*Supplied material*:
+++++

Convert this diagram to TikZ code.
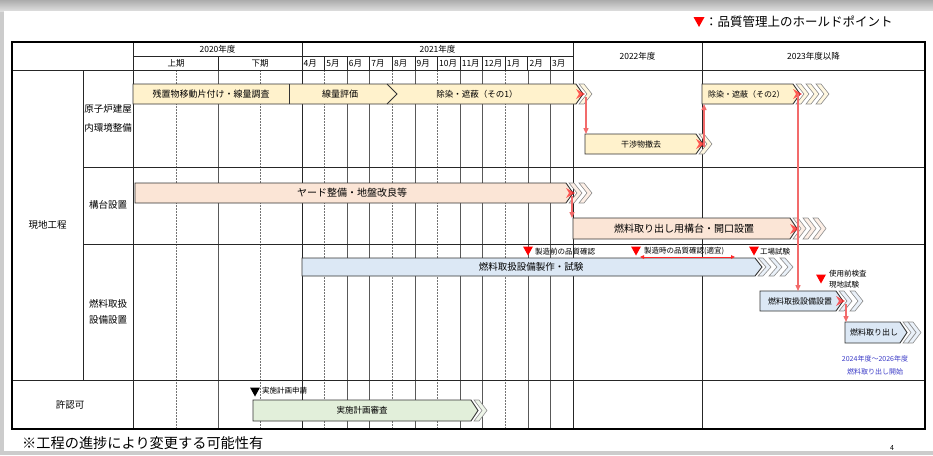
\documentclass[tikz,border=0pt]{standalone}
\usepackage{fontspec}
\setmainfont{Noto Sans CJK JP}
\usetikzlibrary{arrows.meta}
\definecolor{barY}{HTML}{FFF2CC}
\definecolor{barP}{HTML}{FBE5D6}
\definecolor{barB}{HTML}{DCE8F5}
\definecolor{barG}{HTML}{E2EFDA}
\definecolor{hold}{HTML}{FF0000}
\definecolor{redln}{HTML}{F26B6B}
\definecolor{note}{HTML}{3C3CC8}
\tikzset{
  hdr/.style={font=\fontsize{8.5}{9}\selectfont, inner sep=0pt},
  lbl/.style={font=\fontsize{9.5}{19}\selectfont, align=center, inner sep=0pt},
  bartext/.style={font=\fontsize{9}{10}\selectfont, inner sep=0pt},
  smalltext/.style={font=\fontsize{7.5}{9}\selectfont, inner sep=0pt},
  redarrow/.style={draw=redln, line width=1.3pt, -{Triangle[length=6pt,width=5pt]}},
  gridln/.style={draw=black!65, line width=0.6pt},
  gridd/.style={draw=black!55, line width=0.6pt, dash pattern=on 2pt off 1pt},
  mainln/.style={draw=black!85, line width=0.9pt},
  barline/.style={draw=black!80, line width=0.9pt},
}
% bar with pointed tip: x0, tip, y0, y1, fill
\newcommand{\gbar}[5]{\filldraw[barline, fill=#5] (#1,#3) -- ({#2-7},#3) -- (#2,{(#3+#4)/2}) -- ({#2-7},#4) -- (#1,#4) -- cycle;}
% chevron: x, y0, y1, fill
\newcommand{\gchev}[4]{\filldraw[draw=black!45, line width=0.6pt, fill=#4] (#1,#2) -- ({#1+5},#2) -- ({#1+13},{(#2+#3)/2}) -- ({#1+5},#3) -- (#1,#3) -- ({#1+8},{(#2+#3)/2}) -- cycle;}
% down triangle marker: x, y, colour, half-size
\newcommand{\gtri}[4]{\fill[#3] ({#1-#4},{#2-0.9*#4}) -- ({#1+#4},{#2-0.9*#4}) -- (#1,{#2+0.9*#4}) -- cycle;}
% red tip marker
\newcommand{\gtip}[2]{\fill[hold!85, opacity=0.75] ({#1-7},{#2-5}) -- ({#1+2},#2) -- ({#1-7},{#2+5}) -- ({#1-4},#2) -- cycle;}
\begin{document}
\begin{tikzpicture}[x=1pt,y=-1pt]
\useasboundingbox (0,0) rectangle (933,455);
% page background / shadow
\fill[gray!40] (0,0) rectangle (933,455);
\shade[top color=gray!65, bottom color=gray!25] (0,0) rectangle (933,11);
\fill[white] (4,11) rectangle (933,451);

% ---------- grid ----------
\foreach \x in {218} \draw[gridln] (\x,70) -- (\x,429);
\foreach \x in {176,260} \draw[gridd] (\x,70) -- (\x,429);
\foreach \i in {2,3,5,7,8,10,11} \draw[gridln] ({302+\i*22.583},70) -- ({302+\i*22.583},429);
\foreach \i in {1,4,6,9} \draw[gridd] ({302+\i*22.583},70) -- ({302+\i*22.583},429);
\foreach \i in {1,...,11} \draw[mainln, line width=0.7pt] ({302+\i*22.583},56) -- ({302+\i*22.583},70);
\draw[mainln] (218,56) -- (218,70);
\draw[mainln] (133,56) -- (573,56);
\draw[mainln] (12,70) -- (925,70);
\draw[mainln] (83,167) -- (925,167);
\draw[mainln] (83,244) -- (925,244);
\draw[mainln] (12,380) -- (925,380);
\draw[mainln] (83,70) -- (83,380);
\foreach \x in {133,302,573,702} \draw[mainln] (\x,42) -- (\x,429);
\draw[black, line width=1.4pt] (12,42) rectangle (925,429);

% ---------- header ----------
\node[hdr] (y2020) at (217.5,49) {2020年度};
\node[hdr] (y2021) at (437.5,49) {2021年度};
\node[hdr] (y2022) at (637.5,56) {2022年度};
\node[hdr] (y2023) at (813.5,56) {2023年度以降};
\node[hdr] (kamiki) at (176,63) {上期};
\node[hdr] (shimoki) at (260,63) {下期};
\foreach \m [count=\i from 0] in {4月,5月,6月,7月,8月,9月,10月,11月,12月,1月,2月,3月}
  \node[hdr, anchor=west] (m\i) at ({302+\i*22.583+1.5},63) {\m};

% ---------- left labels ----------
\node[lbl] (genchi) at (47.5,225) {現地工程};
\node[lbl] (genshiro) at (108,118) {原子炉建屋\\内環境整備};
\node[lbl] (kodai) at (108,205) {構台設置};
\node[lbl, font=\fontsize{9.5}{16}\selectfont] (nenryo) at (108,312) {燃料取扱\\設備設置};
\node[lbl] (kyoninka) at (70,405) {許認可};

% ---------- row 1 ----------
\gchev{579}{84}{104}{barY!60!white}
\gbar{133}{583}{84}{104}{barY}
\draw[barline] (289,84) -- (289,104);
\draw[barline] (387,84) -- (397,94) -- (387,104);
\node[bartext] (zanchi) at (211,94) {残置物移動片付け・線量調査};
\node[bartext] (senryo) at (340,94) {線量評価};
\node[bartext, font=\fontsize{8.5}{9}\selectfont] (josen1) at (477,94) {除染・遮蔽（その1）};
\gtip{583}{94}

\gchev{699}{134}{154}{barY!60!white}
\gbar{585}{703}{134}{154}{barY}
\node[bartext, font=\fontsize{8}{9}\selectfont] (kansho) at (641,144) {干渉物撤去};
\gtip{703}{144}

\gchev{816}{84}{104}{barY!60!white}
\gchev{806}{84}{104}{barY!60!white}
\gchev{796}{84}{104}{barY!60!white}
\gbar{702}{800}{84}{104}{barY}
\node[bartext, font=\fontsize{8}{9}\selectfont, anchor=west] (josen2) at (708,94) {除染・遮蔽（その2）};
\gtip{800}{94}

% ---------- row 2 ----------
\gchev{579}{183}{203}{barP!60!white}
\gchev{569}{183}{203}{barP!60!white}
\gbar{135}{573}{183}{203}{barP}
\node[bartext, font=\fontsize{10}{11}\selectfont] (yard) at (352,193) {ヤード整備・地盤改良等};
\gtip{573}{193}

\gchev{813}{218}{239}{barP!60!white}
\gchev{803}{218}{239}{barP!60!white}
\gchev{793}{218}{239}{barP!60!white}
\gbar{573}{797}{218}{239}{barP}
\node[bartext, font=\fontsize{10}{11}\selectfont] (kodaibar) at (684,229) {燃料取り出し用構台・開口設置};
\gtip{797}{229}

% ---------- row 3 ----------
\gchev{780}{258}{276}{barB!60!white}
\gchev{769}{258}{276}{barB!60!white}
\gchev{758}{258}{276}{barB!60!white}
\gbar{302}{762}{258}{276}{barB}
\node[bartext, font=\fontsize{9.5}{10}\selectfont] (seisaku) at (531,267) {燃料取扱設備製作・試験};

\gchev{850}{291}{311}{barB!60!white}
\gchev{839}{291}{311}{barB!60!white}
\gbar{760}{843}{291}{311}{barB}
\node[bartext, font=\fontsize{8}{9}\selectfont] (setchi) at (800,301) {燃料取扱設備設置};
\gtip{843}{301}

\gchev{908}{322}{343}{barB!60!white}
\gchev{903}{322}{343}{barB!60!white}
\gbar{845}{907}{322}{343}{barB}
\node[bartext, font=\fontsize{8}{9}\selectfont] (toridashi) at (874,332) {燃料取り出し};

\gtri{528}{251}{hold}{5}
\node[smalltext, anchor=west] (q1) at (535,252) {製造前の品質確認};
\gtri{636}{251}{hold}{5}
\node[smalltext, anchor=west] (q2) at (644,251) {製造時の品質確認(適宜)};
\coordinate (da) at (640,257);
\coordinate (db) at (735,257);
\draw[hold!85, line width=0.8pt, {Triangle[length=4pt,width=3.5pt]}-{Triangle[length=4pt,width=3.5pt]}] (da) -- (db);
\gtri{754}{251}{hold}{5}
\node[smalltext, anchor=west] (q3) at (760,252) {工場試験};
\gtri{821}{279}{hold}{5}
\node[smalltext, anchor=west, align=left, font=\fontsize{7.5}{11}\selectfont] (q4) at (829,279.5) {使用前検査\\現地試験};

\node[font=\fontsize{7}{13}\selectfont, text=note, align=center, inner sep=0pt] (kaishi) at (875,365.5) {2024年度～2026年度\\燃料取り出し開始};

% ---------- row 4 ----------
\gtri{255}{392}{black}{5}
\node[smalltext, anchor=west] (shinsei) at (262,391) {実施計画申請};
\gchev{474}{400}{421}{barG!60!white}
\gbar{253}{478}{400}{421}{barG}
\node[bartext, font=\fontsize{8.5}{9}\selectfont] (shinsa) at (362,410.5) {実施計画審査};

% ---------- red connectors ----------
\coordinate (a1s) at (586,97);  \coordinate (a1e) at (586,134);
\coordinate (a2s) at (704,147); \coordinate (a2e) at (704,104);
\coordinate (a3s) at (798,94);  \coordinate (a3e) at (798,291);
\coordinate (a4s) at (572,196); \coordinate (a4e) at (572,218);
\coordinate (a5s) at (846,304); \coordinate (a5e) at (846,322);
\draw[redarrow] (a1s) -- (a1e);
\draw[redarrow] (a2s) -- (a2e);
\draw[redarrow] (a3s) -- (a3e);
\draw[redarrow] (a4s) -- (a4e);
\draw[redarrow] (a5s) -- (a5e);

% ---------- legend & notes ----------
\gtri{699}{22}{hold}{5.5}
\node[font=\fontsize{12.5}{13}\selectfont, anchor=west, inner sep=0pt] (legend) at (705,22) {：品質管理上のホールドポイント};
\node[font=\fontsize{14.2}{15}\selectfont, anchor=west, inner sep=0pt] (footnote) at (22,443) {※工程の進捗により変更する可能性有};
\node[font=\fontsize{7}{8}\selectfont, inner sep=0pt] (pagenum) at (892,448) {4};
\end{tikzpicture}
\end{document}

+++++

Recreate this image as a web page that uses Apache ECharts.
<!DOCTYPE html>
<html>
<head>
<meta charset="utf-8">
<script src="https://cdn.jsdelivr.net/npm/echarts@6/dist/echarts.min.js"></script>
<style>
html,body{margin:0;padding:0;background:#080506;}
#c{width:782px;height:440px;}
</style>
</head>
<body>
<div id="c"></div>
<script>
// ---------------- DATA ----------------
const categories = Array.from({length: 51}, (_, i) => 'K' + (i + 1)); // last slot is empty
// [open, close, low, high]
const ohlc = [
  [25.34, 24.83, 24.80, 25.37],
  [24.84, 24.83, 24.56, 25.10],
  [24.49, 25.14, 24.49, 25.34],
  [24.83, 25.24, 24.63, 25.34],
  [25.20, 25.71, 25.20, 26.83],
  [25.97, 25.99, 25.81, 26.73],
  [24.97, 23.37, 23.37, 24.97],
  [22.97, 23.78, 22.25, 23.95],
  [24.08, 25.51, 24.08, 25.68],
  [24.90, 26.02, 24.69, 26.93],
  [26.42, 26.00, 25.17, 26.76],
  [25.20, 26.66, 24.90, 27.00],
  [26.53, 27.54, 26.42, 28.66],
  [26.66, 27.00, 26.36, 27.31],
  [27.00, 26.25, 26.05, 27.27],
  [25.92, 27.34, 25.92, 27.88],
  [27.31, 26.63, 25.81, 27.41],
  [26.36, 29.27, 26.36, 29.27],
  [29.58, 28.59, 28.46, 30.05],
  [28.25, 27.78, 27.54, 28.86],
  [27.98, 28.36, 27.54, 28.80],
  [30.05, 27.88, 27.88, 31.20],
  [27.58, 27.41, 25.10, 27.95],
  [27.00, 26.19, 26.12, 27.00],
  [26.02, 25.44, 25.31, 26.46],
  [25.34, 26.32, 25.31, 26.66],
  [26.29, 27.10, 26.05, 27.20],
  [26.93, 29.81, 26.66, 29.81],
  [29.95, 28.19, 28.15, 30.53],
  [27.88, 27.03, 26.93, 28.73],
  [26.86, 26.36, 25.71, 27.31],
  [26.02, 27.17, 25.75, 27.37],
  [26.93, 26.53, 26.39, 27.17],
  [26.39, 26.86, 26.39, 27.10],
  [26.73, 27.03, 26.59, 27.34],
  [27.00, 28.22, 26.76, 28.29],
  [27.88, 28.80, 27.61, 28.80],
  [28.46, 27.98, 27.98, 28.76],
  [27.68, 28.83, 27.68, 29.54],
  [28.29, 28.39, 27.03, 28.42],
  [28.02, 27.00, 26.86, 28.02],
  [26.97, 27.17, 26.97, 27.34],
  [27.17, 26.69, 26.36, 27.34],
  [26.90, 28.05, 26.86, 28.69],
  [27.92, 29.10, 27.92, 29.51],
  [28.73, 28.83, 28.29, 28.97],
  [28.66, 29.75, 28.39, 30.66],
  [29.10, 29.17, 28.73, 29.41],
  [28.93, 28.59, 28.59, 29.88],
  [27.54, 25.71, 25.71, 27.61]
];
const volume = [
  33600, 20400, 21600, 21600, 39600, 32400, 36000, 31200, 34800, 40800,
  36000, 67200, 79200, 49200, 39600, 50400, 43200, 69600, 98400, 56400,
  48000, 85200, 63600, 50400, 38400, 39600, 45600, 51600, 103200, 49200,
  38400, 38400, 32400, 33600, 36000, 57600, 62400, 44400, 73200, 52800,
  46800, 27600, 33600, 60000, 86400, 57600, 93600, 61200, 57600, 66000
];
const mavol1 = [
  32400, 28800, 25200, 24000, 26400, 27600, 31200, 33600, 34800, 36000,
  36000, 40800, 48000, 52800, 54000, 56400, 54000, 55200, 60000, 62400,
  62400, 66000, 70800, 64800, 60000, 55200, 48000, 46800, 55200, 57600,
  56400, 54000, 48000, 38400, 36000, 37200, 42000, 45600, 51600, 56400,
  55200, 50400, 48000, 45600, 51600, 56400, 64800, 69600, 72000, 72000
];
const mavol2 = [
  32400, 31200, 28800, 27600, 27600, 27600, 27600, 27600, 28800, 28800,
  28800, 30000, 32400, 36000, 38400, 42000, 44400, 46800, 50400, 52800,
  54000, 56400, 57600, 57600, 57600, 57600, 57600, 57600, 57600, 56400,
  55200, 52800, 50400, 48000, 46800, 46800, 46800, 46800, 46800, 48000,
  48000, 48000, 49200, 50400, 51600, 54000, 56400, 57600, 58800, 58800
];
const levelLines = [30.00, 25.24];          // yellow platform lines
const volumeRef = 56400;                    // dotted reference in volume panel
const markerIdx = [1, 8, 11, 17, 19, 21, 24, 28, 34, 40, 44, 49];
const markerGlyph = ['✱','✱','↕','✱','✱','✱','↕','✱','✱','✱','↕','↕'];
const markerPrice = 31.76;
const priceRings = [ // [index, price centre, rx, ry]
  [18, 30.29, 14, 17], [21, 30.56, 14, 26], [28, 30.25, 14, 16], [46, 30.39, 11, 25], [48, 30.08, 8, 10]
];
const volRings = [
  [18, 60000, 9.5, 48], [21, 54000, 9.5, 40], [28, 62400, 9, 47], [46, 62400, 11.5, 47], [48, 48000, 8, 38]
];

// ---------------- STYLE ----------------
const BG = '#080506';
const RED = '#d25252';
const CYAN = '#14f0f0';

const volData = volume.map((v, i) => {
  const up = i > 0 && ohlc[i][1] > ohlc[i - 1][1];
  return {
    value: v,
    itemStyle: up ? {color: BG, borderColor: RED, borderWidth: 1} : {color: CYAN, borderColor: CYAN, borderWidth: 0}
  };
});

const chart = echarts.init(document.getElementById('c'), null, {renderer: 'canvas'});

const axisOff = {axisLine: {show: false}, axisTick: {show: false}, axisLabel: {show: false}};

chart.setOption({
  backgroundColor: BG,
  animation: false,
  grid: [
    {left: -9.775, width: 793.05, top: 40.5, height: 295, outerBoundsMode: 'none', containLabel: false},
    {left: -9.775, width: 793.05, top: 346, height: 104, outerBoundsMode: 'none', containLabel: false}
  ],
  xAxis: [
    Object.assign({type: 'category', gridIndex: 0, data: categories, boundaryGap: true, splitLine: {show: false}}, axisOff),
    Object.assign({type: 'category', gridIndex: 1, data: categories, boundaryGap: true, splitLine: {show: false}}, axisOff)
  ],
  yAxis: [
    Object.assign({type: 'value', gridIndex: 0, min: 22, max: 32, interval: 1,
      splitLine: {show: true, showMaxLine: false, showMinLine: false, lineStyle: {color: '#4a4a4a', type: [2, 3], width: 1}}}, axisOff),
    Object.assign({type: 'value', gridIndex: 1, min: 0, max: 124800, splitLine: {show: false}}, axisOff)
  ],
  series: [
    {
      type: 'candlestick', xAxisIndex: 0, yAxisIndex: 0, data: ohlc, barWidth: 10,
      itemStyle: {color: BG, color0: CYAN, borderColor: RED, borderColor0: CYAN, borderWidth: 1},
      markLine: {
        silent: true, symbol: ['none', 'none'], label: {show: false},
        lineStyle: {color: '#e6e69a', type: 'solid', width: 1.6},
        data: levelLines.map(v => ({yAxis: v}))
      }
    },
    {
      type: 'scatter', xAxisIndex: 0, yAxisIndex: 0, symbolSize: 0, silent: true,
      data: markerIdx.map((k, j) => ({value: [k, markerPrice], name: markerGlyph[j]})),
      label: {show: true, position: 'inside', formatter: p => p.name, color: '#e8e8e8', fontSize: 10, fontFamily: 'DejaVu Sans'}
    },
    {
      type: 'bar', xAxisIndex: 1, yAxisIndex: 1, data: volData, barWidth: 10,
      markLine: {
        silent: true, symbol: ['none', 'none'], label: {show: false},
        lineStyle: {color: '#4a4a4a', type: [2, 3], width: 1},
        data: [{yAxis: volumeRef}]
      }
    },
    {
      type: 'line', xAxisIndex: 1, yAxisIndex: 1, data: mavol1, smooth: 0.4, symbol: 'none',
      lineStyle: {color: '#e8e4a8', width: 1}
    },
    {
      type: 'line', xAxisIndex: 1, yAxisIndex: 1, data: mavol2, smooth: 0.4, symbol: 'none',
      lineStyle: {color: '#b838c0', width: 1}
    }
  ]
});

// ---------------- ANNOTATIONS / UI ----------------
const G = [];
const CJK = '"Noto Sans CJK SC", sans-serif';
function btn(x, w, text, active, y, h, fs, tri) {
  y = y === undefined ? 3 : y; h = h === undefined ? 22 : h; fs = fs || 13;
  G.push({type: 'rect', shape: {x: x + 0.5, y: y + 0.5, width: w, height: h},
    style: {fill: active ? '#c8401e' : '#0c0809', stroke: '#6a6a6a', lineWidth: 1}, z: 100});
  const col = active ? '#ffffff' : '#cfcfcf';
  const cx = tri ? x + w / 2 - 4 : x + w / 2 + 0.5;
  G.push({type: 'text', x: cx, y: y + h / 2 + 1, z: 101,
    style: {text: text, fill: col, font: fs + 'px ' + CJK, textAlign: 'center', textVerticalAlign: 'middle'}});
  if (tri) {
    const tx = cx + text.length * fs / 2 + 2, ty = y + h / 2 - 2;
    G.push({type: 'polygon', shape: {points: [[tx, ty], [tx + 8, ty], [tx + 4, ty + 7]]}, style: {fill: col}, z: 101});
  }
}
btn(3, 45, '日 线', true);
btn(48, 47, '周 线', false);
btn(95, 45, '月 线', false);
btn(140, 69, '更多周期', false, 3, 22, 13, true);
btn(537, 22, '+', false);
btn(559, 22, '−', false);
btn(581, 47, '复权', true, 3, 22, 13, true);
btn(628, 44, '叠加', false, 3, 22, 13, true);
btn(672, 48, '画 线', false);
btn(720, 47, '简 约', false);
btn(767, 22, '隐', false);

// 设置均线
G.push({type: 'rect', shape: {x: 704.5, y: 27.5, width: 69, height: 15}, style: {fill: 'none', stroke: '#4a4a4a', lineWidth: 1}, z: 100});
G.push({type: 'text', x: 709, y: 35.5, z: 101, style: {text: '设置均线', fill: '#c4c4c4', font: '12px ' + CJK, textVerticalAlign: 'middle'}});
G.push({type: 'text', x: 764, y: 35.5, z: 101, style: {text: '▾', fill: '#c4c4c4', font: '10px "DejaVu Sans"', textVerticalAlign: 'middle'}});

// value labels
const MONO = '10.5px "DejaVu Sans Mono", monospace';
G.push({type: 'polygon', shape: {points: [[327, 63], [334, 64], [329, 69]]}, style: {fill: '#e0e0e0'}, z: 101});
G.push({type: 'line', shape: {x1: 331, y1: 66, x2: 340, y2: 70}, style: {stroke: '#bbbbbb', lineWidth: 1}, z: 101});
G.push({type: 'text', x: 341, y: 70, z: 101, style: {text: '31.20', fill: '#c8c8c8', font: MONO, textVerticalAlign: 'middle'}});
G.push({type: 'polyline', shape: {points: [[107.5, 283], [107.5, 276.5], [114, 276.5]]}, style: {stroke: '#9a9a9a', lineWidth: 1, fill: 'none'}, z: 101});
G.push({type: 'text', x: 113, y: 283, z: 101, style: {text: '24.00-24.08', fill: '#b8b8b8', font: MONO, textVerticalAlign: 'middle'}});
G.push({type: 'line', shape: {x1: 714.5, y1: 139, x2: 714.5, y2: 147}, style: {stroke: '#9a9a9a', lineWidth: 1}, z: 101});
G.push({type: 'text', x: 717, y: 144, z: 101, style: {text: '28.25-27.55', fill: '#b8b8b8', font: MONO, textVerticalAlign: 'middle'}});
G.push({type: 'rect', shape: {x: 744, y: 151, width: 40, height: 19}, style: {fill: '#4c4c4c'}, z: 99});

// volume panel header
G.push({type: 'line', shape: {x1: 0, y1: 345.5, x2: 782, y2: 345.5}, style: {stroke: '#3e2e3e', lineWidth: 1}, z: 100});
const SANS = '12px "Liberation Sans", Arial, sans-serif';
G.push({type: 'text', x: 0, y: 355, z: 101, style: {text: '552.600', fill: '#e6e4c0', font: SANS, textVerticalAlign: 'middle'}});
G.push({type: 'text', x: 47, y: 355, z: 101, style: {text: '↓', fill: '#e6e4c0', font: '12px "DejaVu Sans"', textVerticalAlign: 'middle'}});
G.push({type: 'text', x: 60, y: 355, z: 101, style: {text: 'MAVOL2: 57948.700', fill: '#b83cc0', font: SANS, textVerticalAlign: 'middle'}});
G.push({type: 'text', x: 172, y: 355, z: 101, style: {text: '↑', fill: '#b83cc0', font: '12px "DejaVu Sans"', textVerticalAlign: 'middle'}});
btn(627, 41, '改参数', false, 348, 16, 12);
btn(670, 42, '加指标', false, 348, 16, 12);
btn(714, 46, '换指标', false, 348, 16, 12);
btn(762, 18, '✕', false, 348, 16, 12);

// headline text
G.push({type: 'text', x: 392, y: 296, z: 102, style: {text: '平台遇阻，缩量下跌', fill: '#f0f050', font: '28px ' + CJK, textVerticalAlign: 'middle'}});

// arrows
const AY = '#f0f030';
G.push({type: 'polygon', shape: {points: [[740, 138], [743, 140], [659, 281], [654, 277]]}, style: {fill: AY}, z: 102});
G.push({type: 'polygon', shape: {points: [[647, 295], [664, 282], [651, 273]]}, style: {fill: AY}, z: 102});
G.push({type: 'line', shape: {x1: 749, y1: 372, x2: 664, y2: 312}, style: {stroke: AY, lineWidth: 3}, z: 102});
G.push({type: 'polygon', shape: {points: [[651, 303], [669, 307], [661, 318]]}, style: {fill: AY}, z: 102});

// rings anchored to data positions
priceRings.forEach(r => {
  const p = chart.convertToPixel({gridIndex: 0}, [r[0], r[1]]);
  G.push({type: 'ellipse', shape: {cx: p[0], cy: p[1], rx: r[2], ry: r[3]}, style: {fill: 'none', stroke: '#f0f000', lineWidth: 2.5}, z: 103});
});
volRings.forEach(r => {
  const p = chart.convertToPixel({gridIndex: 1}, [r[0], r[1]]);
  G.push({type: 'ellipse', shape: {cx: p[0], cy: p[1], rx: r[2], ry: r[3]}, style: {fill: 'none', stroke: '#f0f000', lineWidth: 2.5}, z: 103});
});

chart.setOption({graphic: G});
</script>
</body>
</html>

+++++

*Brief*:
Find every line in the records above that contains the word "this", and copy each one.

*Reply to the exercise*:
Convert this diagram to TikZ code.
Recreate this image as a web page that uses Apache ECharts.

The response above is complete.